China's liquidity injection may ratchet up investors' confidence in the Chinese stock market as its hot streak loses steam.
The People's Bank of China announced on Wednesday it would cut banks' reserve requirement ratio (RRR) by 0.5 percentage points, unleashing estimated liquidity of 600 billion yuan (96 billion U.S. dollars) into the world's second largest economy.
China is experiencing the slowest growth in 24 years as the country restructures from an investment-led to a consumption led economy.
The injection cemented some investors' confidence that the monetary policy would ease up amid the economic slowdown, providing liquidity and rationale for a bull run in the stock market despite falling industrial profit, reserved sentiment in real-economy investment and property market correction.
"The junk time is over," wrote GF Securities in a report. "The core logic is not about the amount of liquidity unleashed, rather, the cut confirms that the monetary policy is going to be eased. The easing will propel the public to transfer their assets to the stock market."

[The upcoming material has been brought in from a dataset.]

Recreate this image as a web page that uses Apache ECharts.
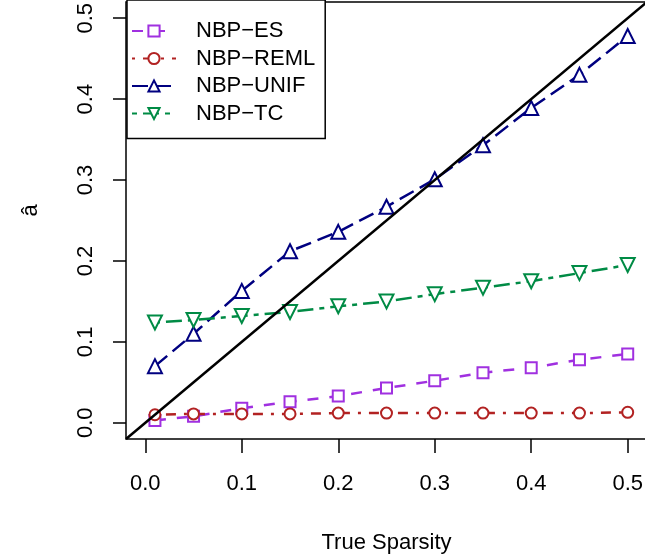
<!DOCTYPE html>
<html>
<head>
<meta charset="utf-8">
<script src="https://cdn.jsdelivr.net/npm/echarts@6/dist/echarts.min.js"></script>
<style>
  html, body { margin: 0; padding: 0; background: #fff; }
  #chart { width: 645px; height: 556px; }
</style>
</head>
<body>
<div id="chart"></div>
<script>
// true sparsity values (x)
var sparsity = [0.01, 0.05, 0.1, 0.15, 0.2, 0.25, 0.3, 0.35, 0.4, 0.45, 0.5];
// estimated a-hat for each method
var nbpES = [0.003, 0.008, 0.018, 0.026, 0.033, 0.043, 0.052, 0.062, 0.068, 0.078, 0.085];
var nbpREML = [0.010, 0.011, 0.011, 0.011, 0.012, 0.012, 0.012, 0.012, 0.012, 0.012, 0.013];
var nbpUNIF = [0.070, 0.110, 0.163, 0.212, 0.236, 0.267, 0.301, 0.343, 0.389, 0.430, 0.478];
var nbpTC = [0.124, 0.127, 0.132, 0.137, 0.144, 0.150, 0.159, 0.167, 0.175, 0.185, 0.195];
// tick labels
var ticks = [0, 0.1, 0.2, 0.3, 0.4, 0.5];
var axisMin = -0.02, axisMax = 0.52;

var font = "'Liberation Sans', Arial, sans-serif";

function pairs(ys) {
  return sparsity.map(function (x, i) { return [x, ys[i]]; });
}

function lineSeries(name, ys, color, symbol, size, dash, rot) {
  return {
    name: name,
    type: "line",
    data: pairs(ys),
    symbol: symbol,
    symbolSize: size,
    symbolRotate: rot || 0,
    z: 3,
    lineStyle: { color: color, width: 2.5, type: dash },
    itemStyle: { color: color, borderColor: color, borderWidth: 2.5 },
  };
}

var myChart = echarts.init(document.getElementById("chart"));
var option = {
  animation: false,
  textStyle: { fontFamily: font },
  grid: {
    left: 126,
    top: 2,
    width: 521,
    height: 437,
    containLabel: false,
    outerBoundsMode: "none",
    show: true,
    borderColor: "#000",
    borderWidth: 1.5,
  },
  legend: {
    orient: "vertical",
    left: 127,
    top: 0,
    padding: [20, 10, 14, 4],
    itemWidth: 44,
    itemHeight: 14,
    itemGap: 5.5,
    backgroundColor: "#fff",
    borderColor: "#000",
    borderWidth: 1.5,
    textStyle: {
      fontFamily: font,
      fontSize: 22,
      color: "#000",
      padding: [0, 0, 0, 15],
      lineHeight: 22,
    },
    data: ["NBP\u2212ES", "NBP\u2212REML", "NBP\u2212UNIF", "NBP\u2212TC"],
  },
  xAxis: {
    type: "value",
    min: axisMin,
    max: axisMax,
    name: "True Sparsity",
    nameLocation: "middle",
    nameGap: 93,
    nameTextStyle: { fontFamily: font, fontSize: 22, color: "#000" },
    axisLine: { show: false, onZero: false },
    splitLine: { show: false },
    axisTick: {
      show: true,
      inside: false,
      length: 14,
      customValues: ticks,
      lineStyle: { color: "#000", width: 1.5 },
    },
    axisLabel: {
      customValues: ticks,
      fontFamily: font,
      fontSize: 22,
      color: "#000",
      margin: 34,
      formatter: function (v) { return v.toFixed(1); },
    },
  },
  yAxis: {
    type: "value",
    min: axisMin,
    max: axisMax,
    name: "\u00e2",
    nameLocation: "middle",
    nameRotate: 90,
    nameGap: 84,
    nameTextStyle: { fontFamily: font, fontSize: 22, color: "#000", padding: [0, 0, 0, 20] },
    axisLine: { show: false, onZero: false },
    splitLine: { show: false },
    axisTick: {
      show: true,
      inside: false,
      length: 13,
      customValues: ticks,
      lineStyle: { color: "#000", width: 1.5 },
    },
    axisLabel: {
      customValues: ticks,
      rotate: 90,
      fontFamily: font,
      fontSize: 22,
      color: "#000",
      margin: 29,
      formatter: function (v) { return v.toFixed(1); },
    },
  },
  series: [
    {
      name: "identity",
      type: "line",
      data: [],
      silent: true,
      z: 2,
      markLine: {
        silent: true,
        symbol: "none",
        label: { show: false },
        lineStyle: { color: "#000", width: 2.5, type: "solid" },
        data: [[{ coord: [axisMin, axisMin] }, { coord: [axisMax, axisMax] }]],
      },
    },
    lineSeries("NBP\u2212ES", nbpES, "#a030e0", "emptyRect", 11, [11, 11]),
    lineSeries("NBP\u2212REML", nbpREML, "#b22222", "emptyCircle", 11, [3, 8, 10, 8]),
    lineSeries("NBP\u2212UNIF", nbpUNIF, "#000080", "emptyTriangle", 14, [16, 7]),
    lineSeries("NBP\u2212TC", nbpTC, "#008b45", "emptyTriangle", 14, [5, 6, 16, 6], 180),
  ],
};
myChart.setOption(option);
</script>
</body>
</html>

Shanghai Composite Index rose 2.2 percent on Thursday's opening after sagging most trading days in the past two weeks.
The RRR cut came at a good time to help the volatile market and drive up the index through gains on blue chips, said Yang Delong, chief strategist at China Southern Fund.
With expectations of more rate and RRR cuts in 2015, Deutsche Bank considered the medium-term upside would remain for Chinese equities.
Deutsche Bank Strategist Chang Yuliang attributed the optimism to
higher non-financial profit margins on the back of lower financial costs and potential valuation normalization amid easing domestic financial conditions.
The RRR cut was considered by some fund managers as suggesting a new round of accommodative policies in the future, since the central bank lowered the interest rates last November.
"The cut fits in the logic of a bull market," said Tebon Fund, adding the arrival of a new monetary easing round made them certain that the stock market would keep climbing.
BOCOM Schroders regards the liquidity unleashing a huge bonus for the Chinese stock market, especially benefiting the financial and real estate sectors.
Weakening growth trends suggested by the PMI decline and concerns of deflation triggered by falling oil prices prompted the market to call for more stimulus measures. But some analysts argue the lowered reserve ratio is to offset capital outflows and should not be interpreted as a sign of across-the-board easing.
UBS Chief China Economist Wang Tao does not consider the cut major monetary stimulus. She said the RRR cut was not a large net liquidity injection that would amplify China's base money supply to result in massive credit expansion.
"The RRR cut was to maintain the neutral monetary policy," said Ding Shuang, Citibank Senior China Economist. "No such action would equal squeezing the money pipe in current conditions of capital outflow and inflation downturn."
Ding expected two interest rate cuts in the first half, one in the first quarter and another in the second quarter. He said China might also lower the reserve ratio two or three times more within the year.
Not all funds expressed strong sentiment for a bull run as a wave of initial public offerings will start next Tuesday.
"The market is very likely to stay volatile in the near term," said Wang Xuelei, analyst at Shanghai Securities.